弁護人上林博外二名の上告趣意は、事実誤認、単なる法令違反の主張であつて、刑訴法四〇五条の上告理由に当たらない。

なお、所論は、第一審判決判示第一及び第二の事実につき、所得税法二四一条の単純不申告罪が成立するにすぎず、同法二三八条一項のほ(逋)脱罪は成立しない旨主張するので、この点について、職権により判断する。

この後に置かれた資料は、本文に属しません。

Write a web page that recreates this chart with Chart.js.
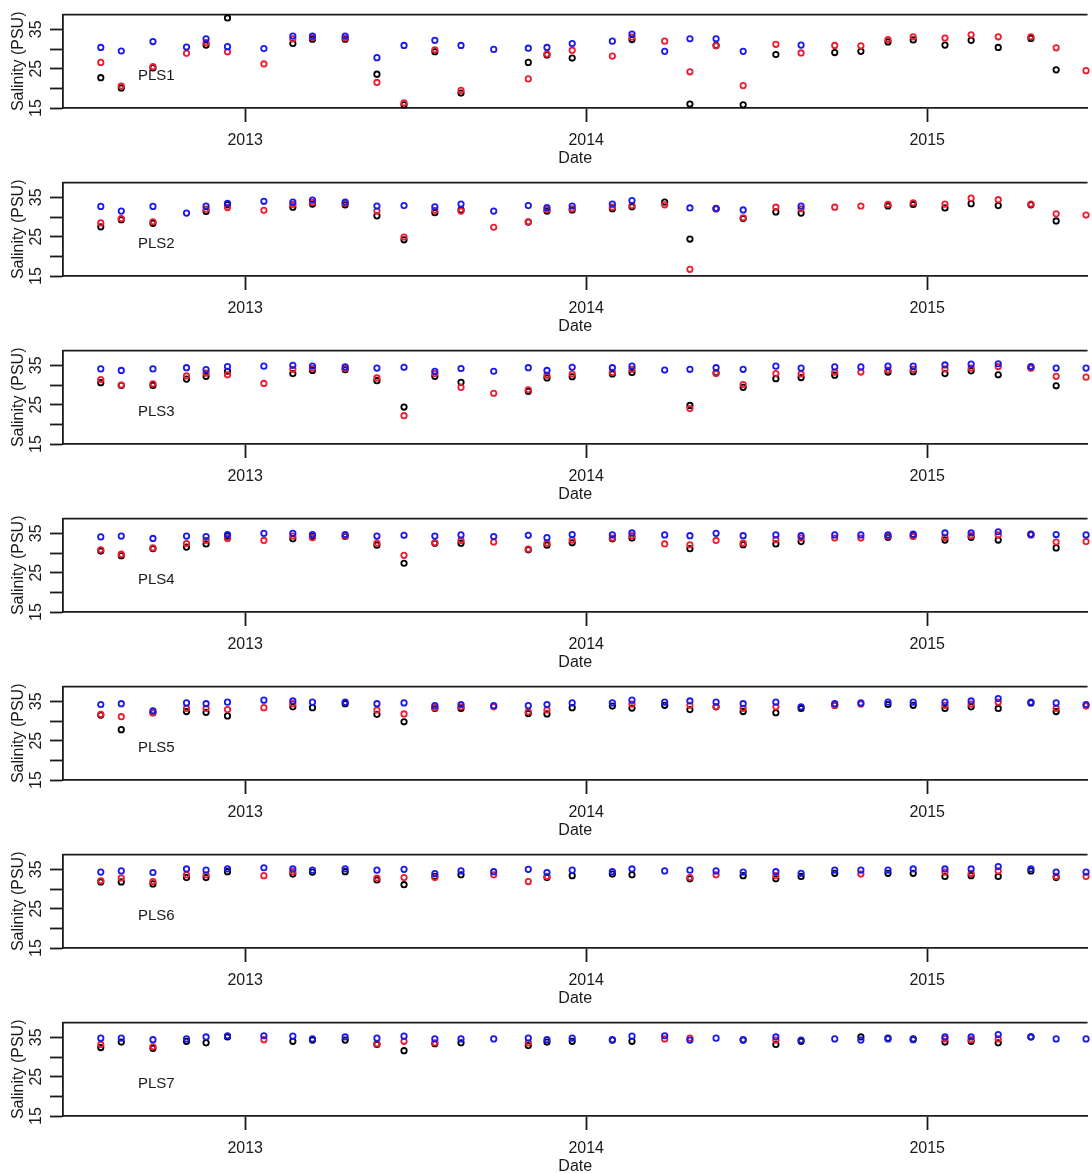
<!DOCTYPE html>
<html>
<head>
<meta charset="utf-8">
<script src="https://cdn.jsdelivr.net/npm/chart.js@4.4.1/dist/chart.umd.min.js"></script>
<style>
  html, body { margin: 0; padding: 0; background: #fff; overflow: hidden; }
  .panel { width: 1092px; height: 168px; }
  canvas { display: block; }
</style>
</head>
<body>
<div id="panels"></div>
<script>
// sampling dates (same for every station)
const dates = [
  "2012-07-30", "2012-08-21", "2012-09-24", "2012-10-30", "2012-11-20", "2012-12-13",
  "2013-01-21", "2013-02-21", "2013-03-14", "2013-04-18", "2013-05-22", "2013-06-20",
  "2013-07-23", "2013-08-20", "2013-09-24", "2013-10-31", "2013-11-20", "2013-12-17",
  "2014-01-29", "2014-02-19", "2014-03-26", "2014-04-22", "2014-05-20", "2014-06-18",
  "2014-07-23", "2014-08-19", "2014-09-24", "2014-10-22", "2014-11-20", "2014-12-17",
  "2015-01-20", "2015-02-17", "2015-03-18", "2015-04-22", "2015-05-19", "2015-06-20"
];
const yearTicks = [2013, 2014, 2015];
const salinityTicks = [15, 20, 25, 30, 35];
const salinityLabels = [15, 25, 35];
const stations = ["PLS1", "PLS2", "PLS3", "PLS4", "PLS5", "PLS6", "PLS7"];

const pls1Black = [22.7, 20.1, 25.2, null, 31.0, 37.9, null, 31.4, 32.5, 32.5, 23.6, 15.8, 29.3, 18.8, null, 26.6, 28.5, 27.7, null, 32.4, null, 16.0, 30.9, 15.8, 28.6, null, 29.1, 29.4, 31.8, 32.3, 31.0, 32.2, 30.4, 32.7, 24.7, null];
const pls1Red = [26.6, 20.6, 25.5, 28.9, 31.6, 29.3, 26.2, 32.6, 32.9, 32.8, 21.5, 16.3, 29.8, 19.5, null, 22.4, 28.7, 29.7, 28.2, 33.0, 32.0, 24.2, 30.8, 20.7, 31.2, 29.0, 30.9, 30.8, 32.4, 33.1, 32.8, 33.6, 33.1, 33.1, 30.3, 24.5];
const pls1Blue = [30.4, 29.5, 31.9, 30.5, 32.6, 30.6, 30.1, 33.3, 33.3, 33.3, 27.8, 30.9, 32.2, 30.9, 29.9, 30.2, 30.4, 31.4, 32.0, 33.8, 29.4, 32.6, 32.6, 29.4, null, 31.0, null, null, null, null, null, null, null, null, null, null];

const pls2Black = [27.5, 29.3, 28.4, null, 31.4, 33.1, null, 32.5, 33.3, 33.1, 30.3, 24.2, 31.1, 31.8, null, 28.7, 31.5, 31.8, 32.1, 32.6, 33.8, 24.4, 32.1, 29.6, 31.3, 31.0, null, null, 32.8, 33.2, 32.3, 33.4, 32.9, 33.1, 29.0, null];
const pls2Red = [28.5, 29.6, 28.8, null, 32.0, 32.4, 31.7, 33.2, 33.7, 33.5, 31.5, 24.9, 31.7, 31.5, 27.4, 28.8, 31.9, 32.1, 32.5, 32.9, 33.1, 16.7, 32.1, 29.8, 32.5, 32.1, 32.5, 32.8, 33.2, 33.6, 33.3, 34.8, 34.4, 33.3, 30.8, 30.5];
const pls2Blue = [32.7, 31.5, 32.7, 31.0, 32.8, 33.5, 34.0, 33.8, 34.3, 33.8, 32.8, 32.9, 32.6, 33.3, 31.5, 32.9, 32.4, 32.8, 33.3, 34.2, null, 32.3, 32.2, 31.8, null, 32.8, null, null, null, null, null, null, null, null, null, null];

const pls3Black = [30.6, 29.9, 29.9, 31.5, 32.2, 33.5, null, 32.9, 33.7, 33.9, 31.1, 24.4, 32.2, 30.7, null, 28.4, 31.8, 32.1, 32.8, 33.2, null, 24.8, 33.1, 29.4, 31.6, 31.9, 32.5, null, 33.3, 33.4, 32.9, 33.6, 32.6, 34.4, 29.8, null];
const pls3Red = [31.4, 30.0, 30.3, 32.3, 33.0, 32.6, 30.4, 34.0, 34.2, 34.2, 31.8, 22.2, 32.9, 29.4, 27.9, 28.8, 32.5, 32.8, 33.2, 34.0, null, 24.0, 32.9, 30.1, 32.9, 32.8, 33.3, 33.3, 33.8, 34.0, 34.1, 34.3, 34.7, 34.3, 32.2, 32.0];
const pls3Blue = [34.1, 33.7, 34.1, 34.4, 33.9, 34.7, 34.8, 35.0, 34.8, 34.6, 34.3, 34.5, 33.5, 34.2, 33.5, 34.4, 33.7, 34.5, 34.4, 34.8, 33.8, 34.0, 34.4, 34.0, 34.8, 34.3, 34.6, 34.6, 34.8, 34.8, 35.1, 35.3, 35.4, 34.7, 34.3, 34.3];

const pls4Black = [30.5, 29.3, 31.1, 31.5, 32.3, 34.3, null, 33.6, 34.2, 34.2, 32.0, 27.4, 32.5, 32.5, null, 30.8, 32.0, 32.6, 33.6, 33.8, null, 31.1, null, 32.1, 32.3, 32.9, null, null, 34.0, 34.4, 33.3, 34.0, 33.3, 34.8, 31.3, null];
const pls4Red = [30.8, 29.7, 31.3, 32.4, 33.2, 33.7, 33.2, 34.3, 33.9, 34.3, 32.5, 29.4, 32.6, 33.2, 32.8, 31.0, 32.5, 33.3, 33.8, 34.4, 32.3, 32.1, 33.2, 32.5, 33.4, 33.8, 33.8, 33.8, 34.3, 34.2, 34.0, 34.4, 34.6, 34.6, 32.8, 32.9];
const pls4Blue = [34.1, 34.3, 33.7, 34.3, 34.2, 34.7, 35.0, 35.0, 34.7, 34.7, 34.3, 34.5, 34.3, 34.6, 34.2, 34.5, 33.9, 34.7, 34.6, 35.1, 34.6, 34.4, 35.0, 34.4, 34.6, 34.4, 34.6, 34.6, 34.6, 34.8, 35.1, 35.1, 35.4, 34.7, 34.7, 34.6];

const pls5Black = [31.5, 27.8, 32.1, 32.4, 32.2, 31.3, null, 33.6, 33.4, 34.4, 31.7, 29.8, 33.2, 33.2, null, 31.9, 31.8, 33.4, 33.8, 33.3, 34.0, 32.9, 33.6, 32.4, 32.1, 33.2, 34.0, null, 34.2, 34.0, 33.2, 33.6, 33.2, 34.6, 32.4, null];
const pls5Red = [31.7, 31.1, 32.1, 33.2, 33.2, 32.9, 33.4, 34.4, null, null, 32.8, 31.8, 33.4, 33.6, 33.6, 32.3, 32.8, null, null, 34.3, null, 34.0, 33.6, 33.2, 33.6, null, 34.0, 34.3, null, null, 34.0, 34.3, 34.8, null, 33.2, 33.8];
const pls5Blue = [34.2, 34.4, 32.6, 34.6, 34.4, 34.8, 35.3, 35.1, 34.8, 34.8, 34.4, 34.6, 33.9, 34.2, 33.9, 33.9, 34.2, 34.6, 34.6, 35.3, 34.8, 35.1, 34.8, 34.4, 34.8, 33.6, 34.4, 34.6, 34.8, 34.8, 34.8, 35.1, 35.7, 34.8, 34.6, 34.2];

const pls6Black = [31.8, 31.8, 31.3, 32.9, 32.9, 34.4, null, 33.8, 34.3, 34.4, 32.3, 31.1, 33.2, 33.6, null, null, 32.9, 33.4, 33.8, 33.6, null, 32.6, null, 33.4, 32.6, 33.2, 34.0, null, 34.0, 34.0, 33.2, 33.4, 33.2, 34.6, 32.9, null];
const pls6Red = [32.1, 32.8, 31.9, 33.6, 33.6, null, 33.4, 34.4, null, null, 32.8, 32.9, 32.9, null, 33.6, 31.9, 33.2, null, null, null, null, 32.9, 33.6, null, 33.4, null, null, 33.8, null, null, 34.3, 34.0, 34.6, null, 33.2, 33.2];
const pls6Blue = [34.3, 34.6, 34.2, 35.1, 34.8, 35.1, 35.4, 35.1, 34.8, 35.1, 34.8, 35.0, 33.9, 34.6, 34.4, 35.0, 34.2, 34.8, 34.4, 35.1, 34.6, 34.8, 34.6, 34.3, 34.4, 34.0, 34.8, 34.8, 34.8, 35.1, 35.1, 35.1, 35.7, 35.1, 34.3, 34.3];

const pls7Black = [32.4, 33.8, 32.2, 34.0, 33.6, 35.1, null, 34.0, 34.3, 34.3, 33.2, 31.6, 33.4, 33.6, null, 32.9, 33.8, 34.0, 34.3, 34.0, null, null, null, 34.3, 33.2, 34.0, null, 35.1, 34.8, 34.6, 33.8, 34.0, 33.6, 35.1, null, null];
const pls7Red = [33.2, null, 32.6, null, null, null, 34.4, null, null, null, 33.4, 34.0, 33.6, null, null, 33.6, null, null, null, null, 34.6, 34.8, null, null, 34.3, null, null, null, null, null, 34.6, 34.4, 34.6, null, null, null];
const pls7Blue = [34.8, 34.8, 34.4, 34.6, 35.1, 35.4, 35.4, 35.3, 34.6, 35.1, 34.8, 35.3, 34.6, 34.6, 34.6, 34.8, 34.4, 34.8, 34.4, 35.3, 35.4, 34.3, 34.8, 34.4, 35.1, 34.3, 34.6, 34.3, 34.6, 34.4, 35.1, 35.1, 35.7, 35.1, 34.6, 34.6];

const seriesByStation = [
  [pls1Black, pls1Red, pls1Blue],
  [pls2Black, pls2Red, pls2Blue],
  [pls3Black, pls3Red, pls3Blue],
  [pls4Black, pls4Red, pls4Blue],
  [pls5Black, pls5Red, pls5Blue],
  [pls6Black, pls6Red, pls6Blue],
  [pls7Black, pls7Red, pls7Blue]
];

const FONT = "'Liberation Sans', Arial, Helvetica, sans-serif";
const INK = "#1a1a1a";
const colors = ["#000000", "#ee1c30", "#1a1aee"];

// date string -> decimal year
function toYear(s) {
  const d = new Date(s + "T00:00:00Z");
  const y = d.getUTCFullYear();
  const start = Date.UTC(y, 0, 1), end = Date.UTC(y + 1, 0, 1);
  return y + (d.getTime() - start) / (end - start);
}
const xs = dates.map(toYear);

function toPoints(values) {
  const pts = [];
  values.forEach((v, i) => { if (v !== null) pts.push({ x: xs[i], y: v }); });
  return pts;
}

// top edge of the box (R style frame, right side runs off the page)
const frameTop = {
  id: "frameTop",
  beforeDatasetsDraw(chart) {
    const { ctx, chartArea: a } = chart;
    ctx.save();
    ctx.strokeStyle = INK;
    ctx.lineWidth = 1.8;
    ctx.beginPath();
    ctx.moveTo(a.left, a.top);
    ctx.lineTo(a.right, a.top);
    ctx.stroke();
    ctx.restore();
  }
};

// station name inside the plot
const stationLabel = {
  id: "stationLabel",
  afterDatasetsDraw(chart, args, opts) {
    const { ctx, chartArea: a } = chart;
    ctx.save();
    ctx.fillStyle = INK;
    ctx.font = "15px " + FONT;
    ctx.textBaseline = "middle";
    ctx.textAlign = "left";
    ctx.fillText(opts.text, a.left + 75, a.top + 61);
    ctx.restore();
  }
};

const container = document.getElementById("panels");

stations.forEach((name, k) => {
  const div = document.createElement("div");
  div.className = "panel";
  const canvas = document.createElement("canvas");
  canvas.width = 1092;
  canvas.height = 168;
  div.appendChild(canvas);
  container.appendChild(div);

  const [black, red, blue] = seriesByStation[k];

  new Chart(canvas.getContext("2d"), {
    type: "scatter",
    data: {
      datasets: [black, red, blue].map((vals, i) => ({
        label: ["black", "red", "blue"][i],
        data: toPoints(vals),
        borderColor: colors[i],
        backgroundColor: "rgba(0,0,0,0)",
        pointRadius: 2.7,
        pointBorderWidth: 1.8,
        pointHoverRadius: 2.7,
        order: 3 - i,
        clip: false
      }))
    },
    plugins: [frameTop, stationLabel],
    options: {
      responsive: false,
      animation: false,
      devicePixelRatio: 1,
      layout: { padding: { top: 13, right: 0, bottom: 0, left: 0 } },
      plugins: {
        legend: { display: false },
        tooltip: { enabled: false },
        stationLabel: { text: name }
      },
      scales: {
        x: {
          type: "linear",
          min: 2012.4657,
          max: 2015.470,
          afterBuildTicks: s => { s.ticks = yearTicks.map(v => ({ value: v })); },
          afterFit: s => { s.height = 60; },
          ticks: {
            callback: v => String(v),
            autoSkip: false,
            maxRotation: 0,
            minRotation: 0,
            padding: 9,
            color: INK,
            font: { size: 16, family: FONT }
          },
          grid: { drawOnChartArea: false, drawTicks: true, tickLength: 14, tickWidth: 1.8, color: INK },
          border: { display: true, color: INK, width: 1.8 },
          title: {
            display: true,
            text: "Date",
            color: INK,
            font: { size: 16, family: FONT },
            padding: { top: 0, bottom: 0 }
          }
        },
        y: {
          min: 15,
          max: 38.75,
          afterBuildTicks: s => { s.ticks = salinityTicks.map(v => ({ value: v })); },
          afterFit: s => { s.width = 63; },
          ticks: {
            callback: v => salinityLabels.includes(v) ? String(v) : "",
            autoSkip: false,
            minRotation: 90,
            maxRotation: 90,
            crossAlign: "center",
            padding: 5,
            color: INK,
            font: { size: 16, family: FONT }
          },
          grid: { drawOnChartArea: false, drawTicks: true, tickLength: 13, tickWidth: 1.8, color: INK },
          border: { display: true, color: INK, width: 1.8 },
          title: {
            display: true,
            text: "Salinity (PSU)",
            color: INK,
            font: { size: 16, family: FONT },
            padding: { top: 9, bottom: 0 }
          }
        }
      }
    }
  });
});
</script>
</body>
</html>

原判決の認定するところによれば、本件は、麻雀店三店を経営する被告人が、ほ脱の意思の下に、店の売上金の一部をあらかじめ設けておいた仮名又は借名の預金口座に入れて保管し、事業所得などにつき確定申告をしなかつたというものであるが、被告人は、営業状態を把握するため、各店長に店の売上げを正確に記載した帳簿を作成させており、これをことさら税務当局から隠匿したり、これとは別に虚偽の帳簿を作成したりするなどの工作を積極的に行つた形跡は認められないというのである。しかしながら、このような場合であつても、税務当局が税務調査において右の帳簿の内容を確知できるという保障はないのであるから、仮名又は借名の預金口座に売上金の一部を入金保管することは、税務当局による所得の把握を困難にさせるものであることに変わりはなく、ほ脱の意思に出たものと認められる以上、所得秘匿工作に当たるものというべきであり、このような所得秘匿工作を伴う不申告の行為は、同法二三八条一項のほ脱罪を構成するものということができる。したがつて、原判決は結論において正当である。

よつて、刑訴法四一四条、三八六条一項三号により、裁判官全員一致の意見で、主文のとおり決定する。